Peggy Dau - Monday, June 01, 2009

Networking.  What a loaded term. 

Many people have an irrational response when they hear this term.  Combine that with the term “social” and the reaction is more exaggerated.   Dictionary.com defines networking is defined as “a supportive system of sharing information and services among individuals and groups having a common interest”  There are some who consider networking to be a social activity with no measurable benefit.  There are others who consider networking life’s blood.    Either way, by its very nature ,networking is social and it is valuable.

If you mention social networking in an enterprise environment, most immediate thoughts lean towards 3rd party or public social networking sites such as Facebook and Twitter.  A few more seconds may pass and LinkedIn and Plaxo will come to mind.  They, at least, are business centric.  However, the first reaction is, social networking is a distraction to accomplishing your everyday work tasks.  Many executives fear decreased productivity as they imagine employees spending hours on Facebook, MySpace, YouTube or Twitter.
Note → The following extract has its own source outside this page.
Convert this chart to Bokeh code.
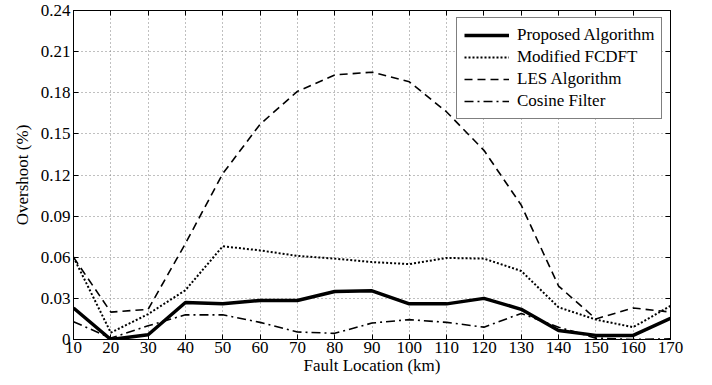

I would disagree.  Networking for mutual benefit has been going on for ages.  Cavemen communicated and shared information through the use of rudimentary sketches.  Seasoned sales professionals use the golf course and favorite lunch spot to solidify business relationships.  World leaders convene to address political, economic and ecological concerns regularly.  Aren’t these all forms of networking?  It is only when we add that word “social” that we think it is personal.  Instead we should think of social as defining the platform.  Social networking is simply networking enabled by platforms that leverage the internet.

We must remember why we network. 

We network to connect.   We connect for knowledge.  We connect for a sense of community.  We network within our companies to understand  what roles others play.  We want to understand when new positions may be available.  We want others to know our ambitions.  We want to find answers to questions about new products, new technology, market trends and more.    We seek interaction.  In company environments that are increasingly geographically dispersed and include office workers and telecommuters, we seek new, innovative ways to connect to our peers.

We network outside the company to drive business, to discover valuable business partners, to leverage complementary products and/or services.  Social networking platforms can be adapted for enterprise use.  Many platforms are used externally already, with more options and uses being implemented every day.  Blogs, wikis, tweets, forums and microsites are used to create communities addressing customer requirements for product information and support. 

The goal is to keep it all in perspective.

Networking, old school or social, is all about how we discover, find and access individuals with knowledge.  As I commence this new adventure called MAD Perspectives, networking is a key to gathering information and making contacts for the business.


This is my perspective, what's your perspective?